● The problem
Start at the line that contains "Write a Python script that recreates this chart with matplotlib.", stop at the line that contains "import numpy as np", and repeat every line in that span, those two included, with no pictures.

● Records shown
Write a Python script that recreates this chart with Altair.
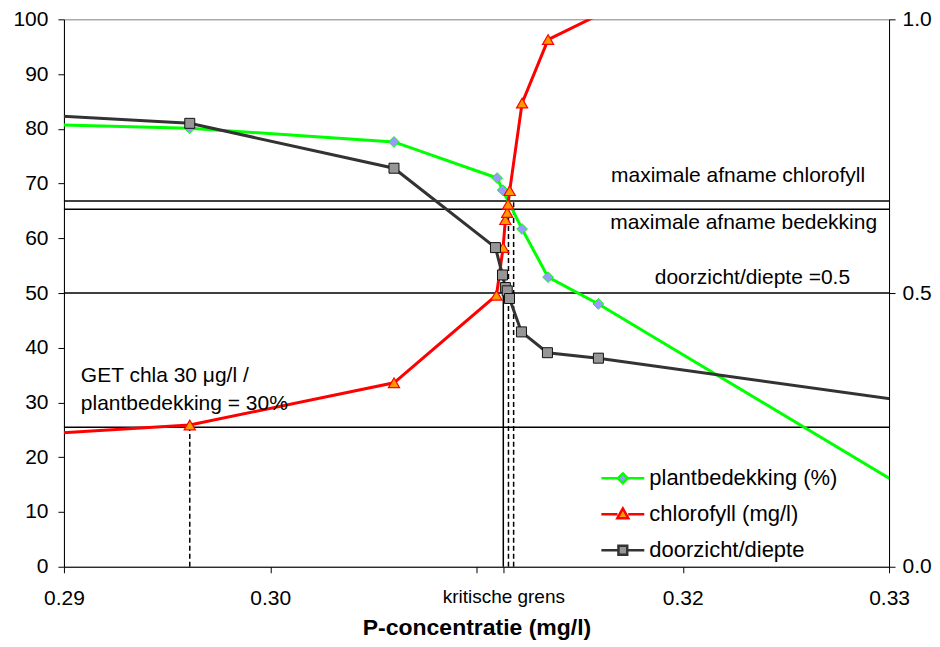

* * *

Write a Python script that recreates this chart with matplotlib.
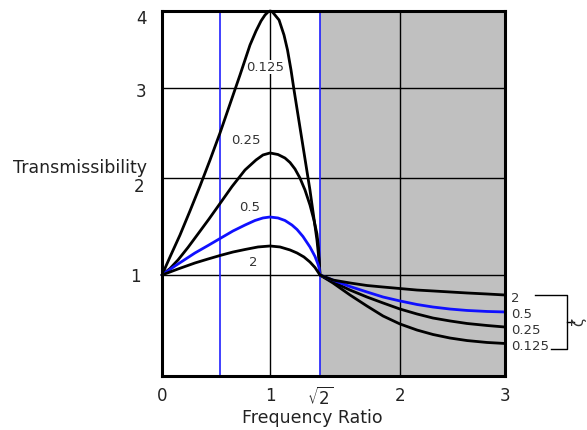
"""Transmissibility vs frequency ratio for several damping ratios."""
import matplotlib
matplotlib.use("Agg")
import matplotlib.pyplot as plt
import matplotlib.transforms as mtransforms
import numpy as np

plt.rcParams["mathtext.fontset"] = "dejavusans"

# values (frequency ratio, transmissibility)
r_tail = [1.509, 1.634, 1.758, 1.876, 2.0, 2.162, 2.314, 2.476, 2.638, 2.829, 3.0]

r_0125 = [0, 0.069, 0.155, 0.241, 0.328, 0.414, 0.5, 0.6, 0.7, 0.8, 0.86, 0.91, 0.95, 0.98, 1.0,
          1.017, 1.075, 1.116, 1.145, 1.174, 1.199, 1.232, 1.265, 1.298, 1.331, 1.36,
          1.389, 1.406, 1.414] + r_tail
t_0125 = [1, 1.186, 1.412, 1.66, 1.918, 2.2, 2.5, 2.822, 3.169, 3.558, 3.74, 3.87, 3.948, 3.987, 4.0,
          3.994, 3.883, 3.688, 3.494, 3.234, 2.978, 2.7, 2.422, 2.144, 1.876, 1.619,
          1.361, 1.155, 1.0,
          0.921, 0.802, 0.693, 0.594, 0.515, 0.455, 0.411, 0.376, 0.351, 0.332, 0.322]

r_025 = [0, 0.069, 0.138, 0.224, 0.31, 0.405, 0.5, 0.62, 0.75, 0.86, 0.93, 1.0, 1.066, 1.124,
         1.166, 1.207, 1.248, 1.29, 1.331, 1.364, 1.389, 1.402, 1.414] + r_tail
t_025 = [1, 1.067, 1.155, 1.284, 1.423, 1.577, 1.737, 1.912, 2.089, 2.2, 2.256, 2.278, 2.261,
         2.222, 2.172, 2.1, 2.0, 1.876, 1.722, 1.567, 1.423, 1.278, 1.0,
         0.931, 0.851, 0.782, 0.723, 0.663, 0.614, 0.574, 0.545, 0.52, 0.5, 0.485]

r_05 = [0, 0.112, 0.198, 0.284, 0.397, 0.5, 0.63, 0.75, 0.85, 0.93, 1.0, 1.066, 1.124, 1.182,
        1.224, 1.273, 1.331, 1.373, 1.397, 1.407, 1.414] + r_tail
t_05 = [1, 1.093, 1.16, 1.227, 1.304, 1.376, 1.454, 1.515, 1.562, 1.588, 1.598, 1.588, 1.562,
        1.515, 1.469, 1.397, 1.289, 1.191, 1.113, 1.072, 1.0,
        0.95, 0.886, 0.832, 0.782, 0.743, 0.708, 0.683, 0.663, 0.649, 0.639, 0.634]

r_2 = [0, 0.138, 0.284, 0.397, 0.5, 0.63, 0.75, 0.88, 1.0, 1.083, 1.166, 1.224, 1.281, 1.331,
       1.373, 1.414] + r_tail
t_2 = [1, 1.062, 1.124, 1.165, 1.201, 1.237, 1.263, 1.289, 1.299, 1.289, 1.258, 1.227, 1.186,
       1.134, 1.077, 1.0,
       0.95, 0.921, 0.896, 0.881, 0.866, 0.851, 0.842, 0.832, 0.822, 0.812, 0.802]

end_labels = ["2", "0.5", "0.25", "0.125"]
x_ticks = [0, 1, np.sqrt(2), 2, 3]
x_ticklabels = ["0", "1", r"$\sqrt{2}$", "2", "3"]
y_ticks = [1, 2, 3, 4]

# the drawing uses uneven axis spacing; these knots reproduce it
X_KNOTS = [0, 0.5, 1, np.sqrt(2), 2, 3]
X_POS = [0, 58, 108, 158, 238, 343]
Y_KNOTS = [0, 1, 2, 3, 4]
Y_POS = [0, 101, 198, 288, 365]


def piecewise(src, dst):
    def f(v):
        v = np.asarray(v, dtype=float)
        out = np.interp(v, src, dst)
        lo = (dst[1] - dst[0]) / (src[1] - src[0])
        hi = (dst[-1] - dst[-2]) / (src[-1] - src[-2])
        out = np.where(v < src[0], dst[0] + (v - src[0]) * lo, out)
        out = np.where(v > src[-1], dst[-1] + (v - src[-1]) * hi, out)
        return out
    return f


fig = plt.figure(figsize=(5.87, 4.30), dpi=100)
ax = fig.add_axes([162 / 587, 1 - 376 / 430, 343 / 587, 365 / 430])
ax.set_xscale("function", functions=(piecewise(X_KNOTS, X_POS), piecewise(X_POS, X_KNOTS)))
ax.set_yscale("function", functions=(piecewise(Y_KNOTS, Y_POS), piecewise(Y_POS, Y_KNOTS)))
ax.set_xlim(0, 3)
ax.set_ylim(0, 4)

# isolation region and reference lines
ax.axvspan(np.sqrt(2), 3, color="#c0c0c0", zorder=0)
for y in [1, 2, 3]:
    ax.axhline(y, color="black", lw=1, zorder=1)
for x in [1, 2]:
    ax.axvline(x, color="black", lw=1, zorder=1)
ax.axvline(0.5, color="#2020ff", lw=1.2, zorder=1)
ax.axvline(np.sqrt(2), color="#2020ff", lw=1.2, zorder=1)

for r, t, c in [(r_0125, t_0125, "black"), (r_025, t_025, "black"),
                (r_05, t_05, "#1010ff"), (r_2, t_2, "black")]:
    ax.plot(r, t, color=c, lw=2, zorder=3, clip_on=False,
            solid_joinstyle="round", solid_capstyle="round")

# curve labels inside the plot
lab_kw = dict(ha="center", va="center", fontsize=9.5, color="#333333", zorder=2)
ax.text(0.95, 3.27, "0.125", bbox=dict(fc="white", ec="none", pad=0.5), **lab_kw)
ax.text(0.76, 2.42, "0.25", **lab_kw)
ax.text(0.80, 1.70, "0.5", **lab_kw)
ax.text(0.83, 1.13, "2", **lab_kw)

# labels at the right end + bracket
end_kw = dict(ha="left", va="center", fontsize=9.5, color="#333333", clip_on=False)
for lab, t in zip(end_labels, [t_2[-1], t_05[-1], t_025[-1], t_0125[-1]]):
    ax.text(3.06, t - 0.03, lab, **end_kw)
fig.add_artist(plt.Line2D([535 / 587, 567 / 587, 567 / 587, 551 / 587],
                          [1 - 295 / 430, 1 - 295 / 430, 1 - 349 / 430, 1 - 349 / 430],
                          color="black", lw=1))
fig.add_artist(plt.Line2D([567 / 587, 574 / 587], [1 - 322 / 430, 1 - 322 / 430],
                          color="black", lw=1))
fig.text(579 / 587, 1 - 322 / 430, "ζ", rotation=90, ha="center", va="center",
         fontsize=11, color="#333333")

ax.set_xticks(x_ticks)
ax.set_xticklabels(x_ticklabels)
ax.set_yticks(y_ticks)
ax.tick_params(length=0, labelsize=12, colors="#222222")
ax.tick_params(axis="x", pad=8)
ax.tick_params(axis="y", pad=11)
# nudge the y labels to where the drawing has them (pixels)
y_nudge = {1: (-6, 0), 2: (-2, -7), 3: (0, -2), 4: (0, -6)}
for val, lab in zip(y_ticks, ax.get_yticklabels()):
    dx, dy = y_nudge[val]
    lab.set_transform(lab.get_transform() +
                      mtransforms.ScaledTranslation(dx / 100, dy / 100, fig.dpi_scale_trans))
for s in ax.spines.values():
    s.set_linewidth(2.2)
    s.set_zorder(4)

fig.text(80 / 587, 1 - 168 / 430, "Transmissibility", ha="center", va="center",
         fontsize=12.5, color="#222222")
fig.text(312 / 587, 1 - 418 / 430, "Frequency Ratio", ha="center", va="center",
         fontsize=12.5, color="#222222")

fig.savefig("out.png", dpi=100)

● Worked solution
Write a Python script that recreates this chart with matplotlib.
"""Transmissibility vs frequency ratio for several damping ratios."""
import matplotlib
matplotlib.use("Agg")
import matplotlib.pyplot as plt
import matplotlib.transforms as mtransforms
import numpy as np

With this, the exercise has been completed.